New comedians sometimes accept anything just to get the credit. Fair enough early on. But after 20-30 paid gigs, your rate should reflect your experience. Most feature performers at established venues get $75-150 depending on market. Headliners land $200+.

For a detailed breakdown of rates by market and experience, check our guide to comedy pricing.

The Real Timeline

This whole process usually takes 18-36 months from first open mic to regular paid features. Not because you’re not funny. But because the infrastructure requires it. You need good material, proof of work, real relationships, and credits. Accept that. It’s not unfair. It’s just how it works.

Where to Start

If you’re ready to start getting booked, Open Comedy’s listings have thousands of shows and promoters looking for performers. You can also search for comedians and promoters in your region to see who’s booking.

FAQ

Q: How many open mics before I try for paid work?
A: At least 50-100. You need genuinely tight material. Rushing this is a mistake. Quality beats credits.

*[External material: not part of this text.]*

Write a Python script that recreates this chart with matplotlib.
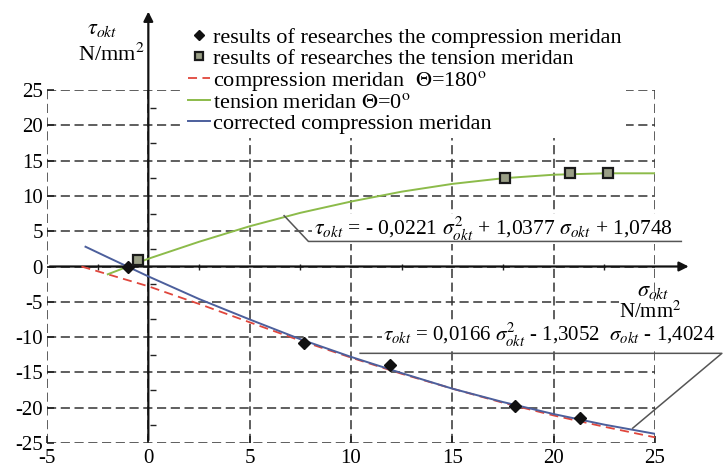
import matplotlib
matplotlib.use("Agg")
import matplotlib.pyplot as plt
import numpy as np

plt.rcParams['font.family'] = ['Liberation Serif', 'DejaVu Serif']
plt.rcParams['mathtext.fontset'] = 'stix'

# measured points
comp_x = [-1.0, 7.7, 11.9, 18.1, 21.3]
comp_y = [0.0, -10.8, -13.9, -19.8, -21.4]
tens_x = [-0.5, 17.6, 20.8, 22.7]
tens_y = [0.9, 12.6, 13.2, 13.3]

# curves
red_x = [-3.3, -2.0, 0.0, 2.5, 5.0, 7.5, 10.0, 12.5, 15.0, 17.5, 20.0, 22.5, 25.0]
red_y = [0.0, -1.1, -2.8, -5.3, -7.9, -10.5, -12.9, -15.2, -17.3, -19.3, -21.1, -22.7, -24.2]
green_x = [-2.0, 0.0, 2.5, 5.0, 7.5, 10.0, 12.5, 15.0, 17.5, 20.0, 22.5, 25.0]
green_y = [-1.1, 1.1, 3.5, 5.7, 7.6, 9.2, 10.6, 11.7, 12.5, 13.0, 13.2, 13.2]
blue_x = [-3.1, -2.0, 0.0, 2.5, 5.0, 7.5, 10.0, 12.5, 15.0, 17.5, 20.0, 22.5, 25.0]
blue_y = [2.8, 1.3, -1.4, -4.6, -7.5, -10.3, -12.8, -15.1, -17.3, -19.2, -20.9, -22.4, -23.7]

xticks = [-5, 0, 5, 10, 15, 20, 25]
yticks = [-25, -20, -15, -10, -5, 0, 5, 10, 15, 20, 25]

labels = ['results of researches the compression meridan',
          'results of researches the tension meridan',
          r'compression meridan  $\Theta$=180$^{\rm o}$',
          r'tension meridan $\Theta$=0$^{\rm o}$',
          'corrected compression meridan']

eq_tension = r'$\tau_{okt}$ = - 0,0221 $\sigma^2_{okt}$ + 1,0377 $\sigma_{okt}$ + 1,0748'
eq_comp = r'$\tau_{okt}$ = 0,0166 $\sigma^2_{okt}$ - 1,3052  $\sigma_{okt}$ - 1,4024'

red = '#e0463c'
green = '#8cbb4a'
blue = '#4c5f9c'
fs = 16

fig = plt.figure(figsize=(7.27, 4.68), dpi=100)
ax = fig.add_axes([47 / 727, 1 - 443 / 468, 608 / 727, 353 / 468])
ax.set_xlim(-5, 25)
ax.set_ylim(-25, 25)
for s in ax.spines.values():
    s.set_visible(False)
ax.set_xticks(xticks)
ax.set_yticks(yticks)
ax.set_xticklabels([str(v) for v in xticks], fontsize=15)
ax.set_yticklabels([str(v) for v in yticks], fontsize=15)
ax.tick_params(direction='in', length=5, width=1.2, color='#222222')
ax.tick_params(axis='x', pad=4)
ax.tick_params(axis='y', pad=3)
ax.grid(True, color='#333333', lw=1.1, ls=(0, (6, 3)))
ax.set_axisbelow(True)

# main axes with arrows
ax.annotate('', xy=(0, 36.5), xytext=(0, -25), annotation_clip=False,
            arrowprops=dict(arrowstyle='-|>', color='#111111', lw=1.6, mutation_scale=14))
ax.annotate('', xy=(26.8, 0), xytext=(-5, 0), annotation_clip=False,
            arrowprops=dict(arrowstyle='-|>', color='#111111', lw=1.6, mutation_scale=14))
minor = [-2.5, 2.5, 7.5, 12.5, 17.5, 22.5]
ax.plot(minor, [0] * len(minor), ls='none', marker='|', ms=4, color='#222222', clip_on=False)
ax.plot([0.25] * 10, [-22.5, -17.5, -12.5, -7.5, -2.5, 2.5, 7.5, 12.5, 17.5, 22.5],
        ls='none', marker='_', ms=4, color='#222222', clip_on=False)

l_red, = ax.plot(red_x, red_y, color=red, lw=1.3, ls=(0, (5, 3)), zorder=4)
l_green, = ax.plot(green_x, green_y, color=green, lw=1.4, zorder=4)
l_blue, = ax.plot(blue_x, blue_y, color=blue, lw=1.4, zorder=4)
p_comp, = ax.plot(comp_x, comp_y, ls='none', marker='D', ms=6, color='#111111', zorder=6)
p_tens, = ax.plot(tens_x, tens_y, ls='none', marker='s', ms=7, mfc='#9a9f86', mec='#1a1a1a',
                  mew=1.6, zorder=6)

leg = fig.legend([p_comp, p_tens, l_red, l_green, l_blue], labels,
                 loc='upper left', bbox_to_anchor=(172 / 727, 1 - 12 / 468),
                 fontsize=fs, frameon=True, fancybox=False, framealpha=1,
                 facecolor='white', edgecolor='none', handlelength=1.0,
                 handletextpad=0.15, labelspacing=0.0, borderpad=0.2, markerscale=0.8)

# axis titles
ax.text(-2.3, 33.6, r'$\tau_{okt}$', fontsize=fs, ha='center', va='center')
ax.text(-0.2, 30.0, r'N/mm$^2$', fontsize=fs, ha='right', va='center')
ax.text(26.3, -6.4, r'N/mm$^2$', fontsize=15, ha='right', va='center',
        bbox=dict(facecolor='white', edgecolor='none', pad=0))
ax.text(24.9, -3.6, r'$\sigma_{okt}$', fontsize=fs, ha='center', va='center', zorder=7)

# equation labels with leader lines
ax.text(8.15, 5.3, eq_tension, fontsize=15.5, ha='left', va='center', zorder=5,
        bbox=dict(facecolor='white', edgecolor='none', pad=1))
ax.plot([6.7, 7.9, 26.3], [7.2, 3.55, 3.55], color='#555555', lw=1.1, clip_on=False, zorder=5)
ax.text(11.6, -9.7, eq_comp, fontsize=15, ha='left', va='center', zorder=5,
        bbox=dict(facecolor='white', edgecolor='none', pad=1))
ax.plot([10.45, 28.3, 23.9], [-12.3, -12.3, -22.9], color='#555555', lw=1.1, clip_on=False, zorder=5)

fig.savefig('out.png', dpi=100)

Q: Should I pay to enter comedy festivals?
A: Depends. Established festivals with real industry presence are worth it. Small pay-to-play festivals usually aren’t. Research first.

Q: Does being funny at open mics mean I’ll be good on a real stage?
A: Not always. Open mic audiences are comedians and comedy fans. Real audiences are different. Your material needs to work for both.

Q: What if my area isn’t booking new comedians?
A: Travel if you can. Start an open mic yourself if the infrastructure doesn’t exist. Harder, but possible.

Q: What’s the actual cost to get started?
A: Almost nothing for open mics. Once you want paid work, budget for decent footage (videographer or camera rental, $50-200). After that, mostly travel and time.